**Exercise prompt**:
Your task is to reproduce, verbatim and without pictures, the lines from the opening of the listing through the line containing "1.4, 1.6, 1.8];".

-*-

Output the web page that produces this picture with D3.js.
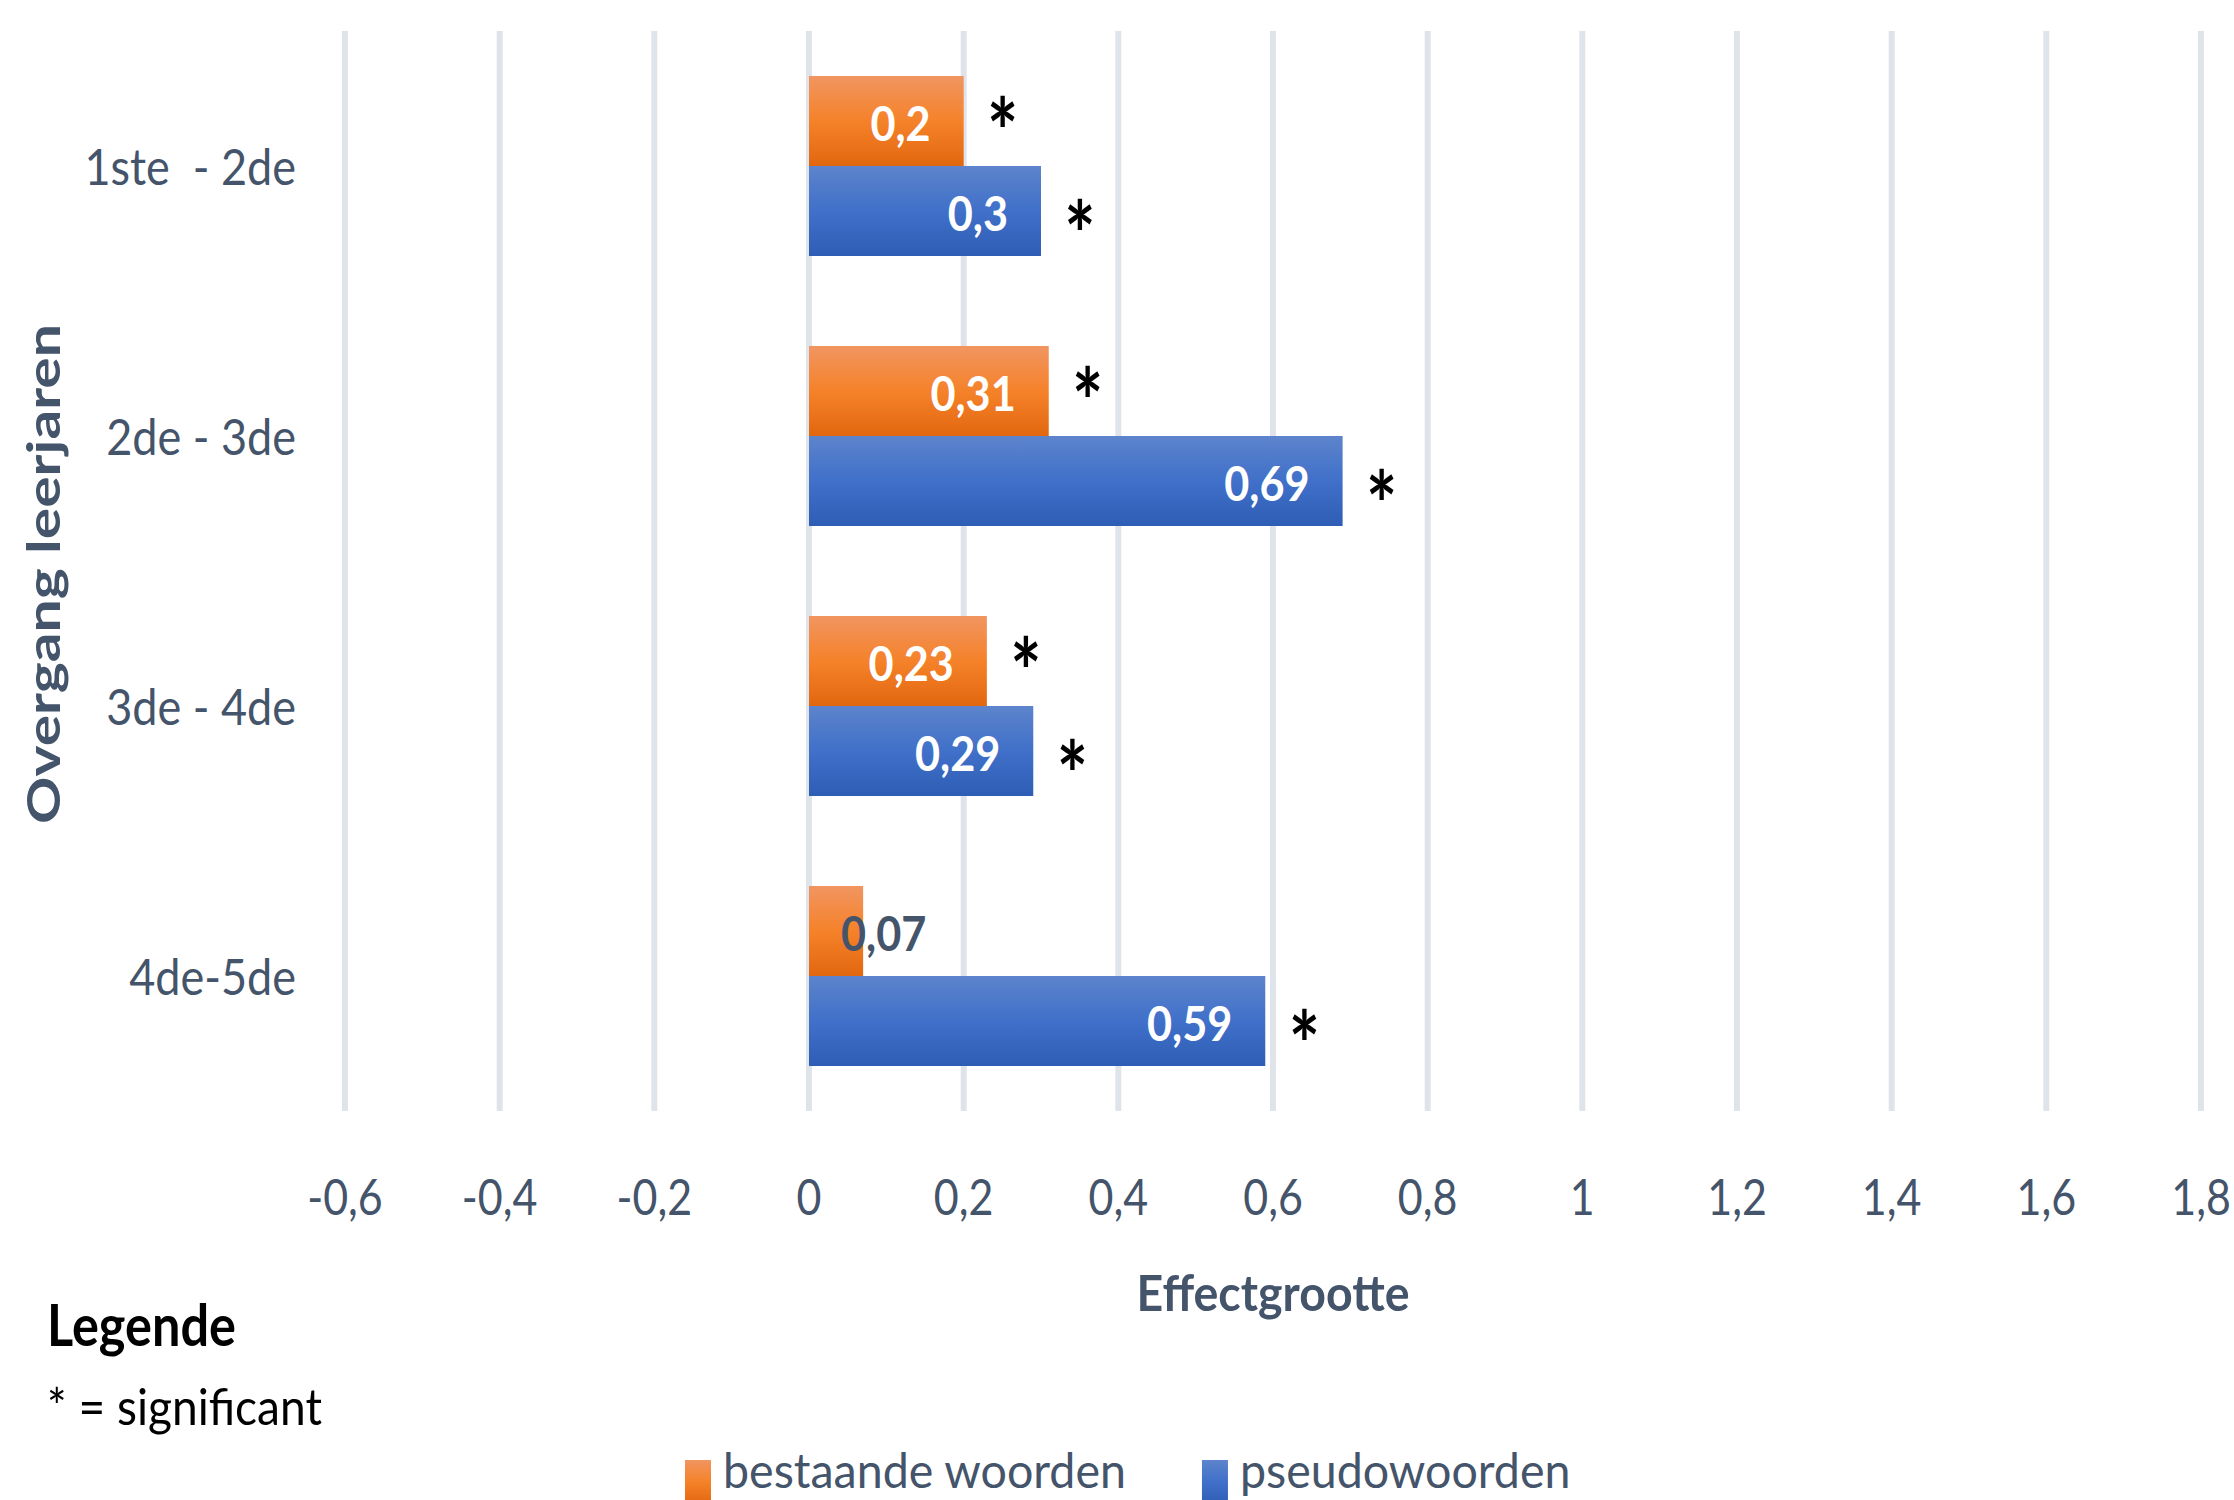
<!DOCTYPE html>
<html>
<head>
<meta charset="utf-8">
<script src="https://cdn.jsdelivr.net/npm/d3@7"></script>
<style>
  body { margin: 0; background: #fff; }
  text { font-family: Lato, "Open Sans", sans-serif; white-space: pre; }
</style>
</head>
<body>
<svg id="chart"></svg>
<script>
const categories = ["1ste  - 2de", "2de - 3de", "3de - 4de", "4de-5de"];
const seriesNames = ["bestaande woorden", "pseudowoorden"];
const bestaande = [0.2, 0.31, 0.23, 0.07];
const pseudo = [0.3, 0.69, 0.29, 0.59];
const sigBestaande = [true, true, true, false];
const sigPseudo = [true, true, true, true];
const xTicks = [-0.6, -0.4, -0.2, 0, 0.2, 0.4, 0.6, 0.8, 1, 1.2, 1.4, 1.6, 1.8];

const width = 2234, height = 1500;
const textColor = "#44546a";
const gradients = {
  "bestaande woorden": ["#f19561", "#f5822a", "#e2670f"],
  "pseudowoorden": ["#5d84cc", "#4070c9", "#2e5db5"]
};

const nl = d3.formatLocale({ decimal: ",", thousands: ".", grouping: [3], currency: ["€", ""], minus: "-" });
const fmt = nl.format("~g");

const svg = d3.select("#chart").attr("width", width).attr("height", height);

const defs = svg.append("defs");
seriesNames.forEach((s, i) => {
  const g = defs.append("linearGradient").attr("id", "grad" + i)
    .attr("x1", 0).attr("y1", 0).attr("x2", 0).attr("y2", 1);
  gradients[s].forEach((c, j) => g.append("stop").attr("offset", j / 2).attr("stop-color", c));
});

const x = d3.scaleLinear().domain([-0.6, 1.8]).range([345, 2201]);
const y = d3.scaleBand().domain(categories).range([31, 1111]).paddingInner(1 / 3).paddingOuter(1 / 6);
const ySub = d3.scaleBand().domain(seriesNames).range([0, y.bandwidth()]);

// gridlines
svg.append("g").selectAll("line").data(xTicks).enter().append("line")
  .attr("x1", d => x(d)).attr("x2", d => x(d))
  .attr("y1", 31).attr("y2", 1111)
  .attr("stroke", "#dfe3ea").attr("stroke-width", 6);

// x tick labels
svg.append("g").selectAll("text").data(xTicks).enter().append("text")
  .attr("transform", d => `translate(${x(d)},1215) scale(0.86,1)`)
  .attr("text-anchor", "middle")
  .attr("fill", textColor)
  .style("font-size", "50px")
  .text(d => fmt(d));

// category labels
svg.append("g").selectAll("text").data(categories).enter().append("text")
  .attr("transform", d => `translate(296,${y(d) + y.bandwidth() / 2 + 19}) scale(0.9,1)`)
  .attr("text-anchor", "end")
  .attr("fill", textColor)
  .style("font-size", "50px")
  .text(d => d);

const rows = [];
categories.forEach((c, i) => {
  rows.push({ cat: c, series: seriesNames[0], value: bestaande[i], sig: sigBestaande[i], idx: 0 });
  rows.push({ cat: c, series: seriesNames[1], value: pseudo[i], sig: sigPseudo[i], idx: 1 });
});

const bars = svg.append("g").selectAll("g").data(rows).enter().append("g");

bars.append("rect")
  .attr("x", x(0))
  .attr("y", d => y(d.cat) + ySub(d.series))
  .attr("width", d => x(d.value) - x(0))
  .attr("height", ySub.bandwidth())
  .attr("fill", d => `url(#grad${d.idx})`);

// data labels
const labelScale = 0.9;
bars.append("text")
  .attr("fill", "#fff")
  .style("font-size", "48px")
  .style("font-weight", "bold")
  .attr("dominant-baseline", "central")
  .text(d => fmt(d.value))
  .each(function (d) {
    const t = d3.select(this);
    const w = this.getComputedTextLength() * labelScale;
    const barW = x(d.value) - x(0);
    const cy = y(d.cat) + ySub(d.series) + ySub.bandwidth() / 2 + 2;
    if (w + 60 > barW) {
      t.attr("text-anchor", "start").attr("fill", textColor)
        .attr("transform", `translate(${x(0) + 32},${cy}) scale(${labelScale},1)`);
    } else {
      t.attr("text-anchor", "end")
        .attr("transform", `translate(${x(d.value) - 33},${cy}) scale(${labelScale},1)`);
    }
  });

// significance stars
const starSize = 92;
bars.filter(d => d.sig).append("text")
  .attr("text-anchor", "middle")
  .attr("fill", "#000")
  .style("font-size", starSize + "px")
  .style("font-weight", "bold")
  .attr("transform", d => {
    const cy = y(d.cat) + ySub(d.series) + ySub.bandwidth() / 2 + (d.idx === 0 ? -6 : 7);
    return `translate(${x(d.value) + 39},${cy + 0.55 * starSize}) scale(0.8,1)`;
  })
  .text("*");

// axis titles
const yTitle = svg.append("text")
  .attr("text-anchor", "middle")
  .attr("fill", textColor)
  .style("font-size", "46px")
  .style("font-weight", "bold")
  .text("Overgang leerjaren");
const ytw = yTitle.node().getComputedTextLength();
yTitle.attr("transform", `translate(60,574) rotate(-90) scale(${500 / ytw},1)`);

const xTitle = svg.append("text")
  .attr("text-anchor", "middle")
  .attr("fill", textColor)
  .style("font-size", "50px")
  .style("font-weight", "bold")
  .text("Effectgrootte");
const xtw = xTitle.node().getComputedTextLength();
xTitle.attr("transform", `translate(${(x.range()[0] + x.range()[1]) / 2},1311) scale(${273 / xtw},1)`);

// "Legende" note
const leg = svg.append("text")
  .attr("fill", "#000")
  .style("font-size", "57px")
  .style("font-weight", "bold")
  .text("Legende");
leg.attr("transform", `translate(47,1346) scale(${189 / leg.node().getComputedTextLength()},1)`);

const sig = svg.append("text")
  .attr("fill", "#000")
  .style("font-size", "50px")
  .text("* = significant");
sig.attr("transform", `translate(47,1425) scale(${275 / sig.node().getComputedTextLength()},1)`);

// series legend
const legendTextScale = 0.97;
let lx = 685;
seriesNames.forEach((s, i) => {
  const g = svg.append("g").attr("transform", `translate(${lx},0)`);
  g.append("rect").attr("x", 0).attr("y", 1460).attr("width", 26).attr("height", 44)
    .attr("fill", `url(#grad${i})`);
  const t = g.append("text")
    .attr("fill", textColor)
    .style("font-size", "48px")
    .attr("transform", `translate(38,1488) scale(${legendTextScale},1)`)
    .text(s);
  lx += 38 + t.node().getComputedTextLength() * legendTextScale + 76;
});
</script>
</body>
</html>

-*-

**Exercise output**:
Output the web page that produces this picture with D3.js.
<!DOCTYPE html>
<html>
<head>
<meta charset="utf-8">
<script src="https://cdn.jsdelivr.net/npm/d3@7"></script>
<style>
  body { margin: 0; background: #fff; }
  text { font-family: Lato, "Open Sans", sans-serif; white-space: pre; }
</style>
</head>
<body>
<svg id="chart"></svg>
<script>
const categories = ["1ste  - 2de", "2de - 3de", "3de - 4de", "4de-5de"];
const seriesNames = ["bestaande woorden", "pseudowoorden"];
const bestaande = [0.2, 0.31, 0.23, 0.07];
const pseudo = [0.3, 0.69, 0.29, 0.59];
const sigBestaande = [true, true, true, false];
const sigPseudo = [true, true, true, true];
const xTicks = [-0.6, -0.4, -0.2, 0, 0.2, 0.4, 0.6, 0.8, 1, 1.2, 1.4, 1.6, 1.8];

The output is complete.